Automation and Remote Control
- Discipline: Control theory
- Language: English
- Edited by: Andrey A. Galyaev

Publication details
- History: 1936–present
- Publisher: Springer Science+Business Media on behalf of MAIK Nauka/Interperiodica Press (Russia)
- Frequency: Monthly
- Impact factor: 0.7 (2022)

Standard abbreviations
- ISO 4: Autom. Remote Control

Indexing
- CODEN: AURCAT
- ISSN: 0005-1179 (print) 1608-3032 (web)
- LCCN: 56038628
- OCLC no.: 746953541

Links
- Journal homepage;

= Automation and Remote Control =

Automation and Remote Control (Автоматика и Телемеханика) is a Russian scientific journal published by MAIK Nauka/Interperiodica Press and distributed in English by Springer Science+Business Media.

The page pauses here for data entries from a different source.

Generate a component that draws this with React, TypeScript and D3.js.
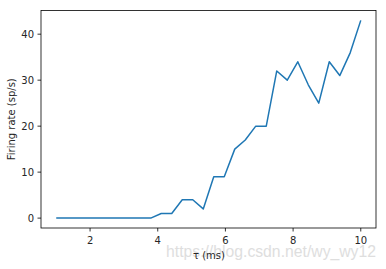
import React from "react";
import * as d3 from "d3";

const tauValues: number[] = d3.range(30).map((i) => 1 + (9 * i) / 29);
const firingRates: number[] = [
  0, 0, 0, 0, 0, 0, 0, 0, 0, 0,
  1, 1, 4, 4, 2, 9, 9, 15, 17, 20,
  20, 32, 30, 34, 29, 25, 34, 31, 36, 43,
];
const xTicks: number[] = [2, 4, 6, 8, 10];
const yTicks: number[] = [0, 10, 20, 30, 40];
const xLabel = "τ (ms)";
const yLabel = "Firing rate (sp/s)";
const watermark = "https://blog.csdn.net/wy_wy12";

const W = 386;
const H = 269;
const left = 41;
const right = 376;
const top = 10.5;
const bottom = 228;

export default function App() {
  const x = d3.scaleLinear().domain([0.55, 10.45]).range([left, right]);
  const y = d3.scaleLinear().domain([-2.15, 45.15]).range([bottom, top]);
  const pts: [number, number][] = tauValues.map((t, i) => [t, firingRates[i]]);
  const line = d3
    .line<[number, number]>()
    .x((d) => x(d[0]))
    .y((d) => y(d[1]));
  const font = "DejaVu Sans, sans-serif";
  return (
    <svg
      width={W}
      height={H}
      style={{ position: "absolute", left: 0, top: 0, background: "#fff" }}
      fontFamily={font}
    >
      <rect x={0} y={0} width={W} height={H} fill="#fff" />
      <path d={line(pts) ?? ""} fill="none" stroke="#1f77b4" strokeWidth={1.5} strokeLinejoin="round" />
      <rect x={left} y={top} width={right - left} height={bottom - top} fill="none" stroke="#000" strokeWidth={0.8} />
      {xTicks.map((t) => (
        <g key={"x" + t}>
          <line x1={x(t)} x2={x(t)} y1={bottom} y2={bottom + 3.5} stroke="#000" strokeWidth={0.8} />
          <text x={x(t)} y={bottom + 15.5} fontSize={10} textAnchor="middle" fill="#262626">
            {t}
          </text>
        </g>
      ))}
      {yTicks.map((t) => (
        <g key={"y" + t}>
          <line x1={left - 3.5} x2={left} y1={y(t)} y2={y(t)} stroke="#000" strokeWidth={0.8} />
          <text x={left - 7} y={y(t)} dy="0.35em" fontSize={10} textAnchor="end" fill="#262626">
            {t}
          </text>
        </g>
      ))}
      <text
        x={166}
        y={257}
        fontSize={17}
        textLength={210}
        lengthAdjust="spacingAndGlyphs"
        fill="#dedede"
        fontFamily="Liberation Sans, Arial, sans-serif"
      >
        {watermark}
      </text>
      <text x={209} y={259} fontSize={10} textAnchor="middle" fill="#262626">
        {xLabel}
      </text>
      <text
        transform={`translate(15,${(top + bottom) / 2}) rotate(-90)`}
        fontSize={10}
        textAnchor="middle"
        fill="#262626"
      >
        {yLabel}
      </text>
    </svg>
  );
}
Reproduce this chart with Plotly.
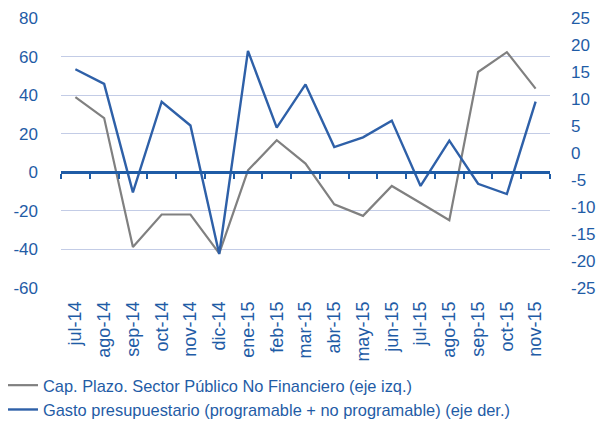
import plotly.graph_objects as go

months = ["jul-14", "ago-14", "sep-14", "oct-14", "nov-14", "dic-14", "ene-15", "feb-15",
          "mar-15", "abr-15", "may-15", "jun-15", "jul-15", "ago-15", "sep-15", "oct-15", "nov-15"]
cap_plazo = [39.0, 28.1, -38.7, -21.9, -21.9, -42.0, 1.0, 16.6,
             4.5, -16.6, -22.6, -7.1, -15.9, -24.9, 52.0, 62.3, 43.4]
gasto = [15.5, 12.8, -7.3, 9.5, 5.1, -18.7, 18.9, 4.7,
         12.7, 1.1, 2.9, 6.0, -6.1, 2.3, -5.7, -7.6, 9.5]

left_ticks = [-60, -40, -20, 0, 20, 40, 60, 80]
left_labels = ["-60", "-40", "-20", "0", "20", "40", "60", "80"]
right_ticks = [-25, -20, -15, -10, -5, 0, 5, 10, 15, 20, 25]
right_labels = ["-25", "-20", "-15", "-10", "-5", "0", "5", "10", "15", "20", "25"]

name_cap = "Cap. Plazo. Sector Público No Financiero (eje izq.)"
name_gasto = "Gasto presupuestario (programable + no programable) (eje der.)"

TXT = "#1F5CA6"
BLUE = "#2E60A8"
GRAY = "#808080"
GRID = "#C3CCE6"
FONT = "Liberation Sans, Arial, sans-serif"

fig = go.Figure()
fig.add_trace(go.Scatter(x=months, y=cap_plazo, name=name_cap, mode="lines",
                         line=dict(color=GRAY, width=2.2), xaxis="x", yaxis="y"))
fig.add_trace(go.Scatter(x=months, y=gasto, name=name_gasto, mode="lines",
                         line=dict(color=BLUE, width=2.4), xaxis="x", yaxis="y2"))
# invisible trace so the zero-line axis (x2) is drawn
fig.add_trace(go.Scatter(x=months, y=[0] * len(months), mode="lines", showlegend=False,
                         line=dict(width=0), hoverinfo="skip", xaxis="x2", yaxis="y"))

ymin, ymax = left_ticks[0], left_ticks[-1]
xrange = [-0.5, len(months) - 0.5]
fig.update_layout(
    width=597, height=423,
    margin=dict(l=61, r=47, t=18, b=135, autoexpand=False),
    paper_bgcolor="white", plot_bgcolor="white",
    font=dict(family=FONT, color=TXT, size=16),
    showlegend=True,
    legend=dict(x=-58 / 489, y=-(368 - 288) / 270,
                xanchor="left", yanchor="top", font=dict(size=16.4, color=TXT),
                bgcolor="rgba(0,0,0,0)", tracegroupgap=0, itemwidth=30),
    xaxis=dict(type="category", categoryorder="array", categoryarray=months,
               range=xrange,
               showgrid=False, showline=False, ticks="", tickangle=-90,
               tickfont=dict(size=18, color=TXT), ticklabelstandoff=9, zeroline=False),
    xaxis2=dict(type="category", categoryorder="array", categoryarray=months,
                range=xrange, overlaying="x", anchor="free",
                position=(0 - ymin) / (ymax - ymin),
                showline=True, linecolor="#1F5CA6", linewidth=2.5,
                ticks="outside", tickson="boundaries", ticklen=5, tickwidth=2,
                tickcolor="#1F5CA6", showticklabels=False, showgrid=False, zeroline=False),
    yaxis=dict(range=[ymin, ymax], tickmode="array", tickvals=left_ticks, ticktext=left_labels,
               showgrid=True, gridcolor=GRID,
               gridwidth=1.3, zeroline=False, showline=False, ticks="",
               tickfont=dict(size=17, color=TXT), ticklabelstandoff=22),
    yaxis2=dict(range=[right_ticks[0], right_ticks[-1]], tickmode="array",
                tickvals=right_ticks, ticktext=right_labels,
                overlaying="y", side="right",
                showgrid=False, zeroline=False, showline=False, ticks="",
                tickfont=dict(size=17, color=TXT), ticklabelstandoff=20),
)

fig.write_html("out.html", config={"displayModeBar": False},
               post_script="document.body.style.margin='0';")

The journal was established in April 1936 by the USSR Academy of Sciences Department of Control Processes Problems. Cofounders were the Trapeznikov Institute of Control Sciences and the Institute of Information Transmission Problems. The journal covers research on control theory problems and applications. The editor-in-chief is Andrey A. Galyaev. According to the Journal Citation Reports, the journal has a 2022 impact factor of 0.7.

==History==
The journal was established in April 1936 and published bimonthly. Since 1956 the journal has been a monthly publication and was translated into English and published in the United States under the title Automation and Remote Control by Plenum Publishing Corporation. During its existence, the scope of the journal substantially evolved and expanded to reflect virtually all subjects concerned in one way or another with the current science of automation and control systems. The journal publishes surveys, original papers, and short communications.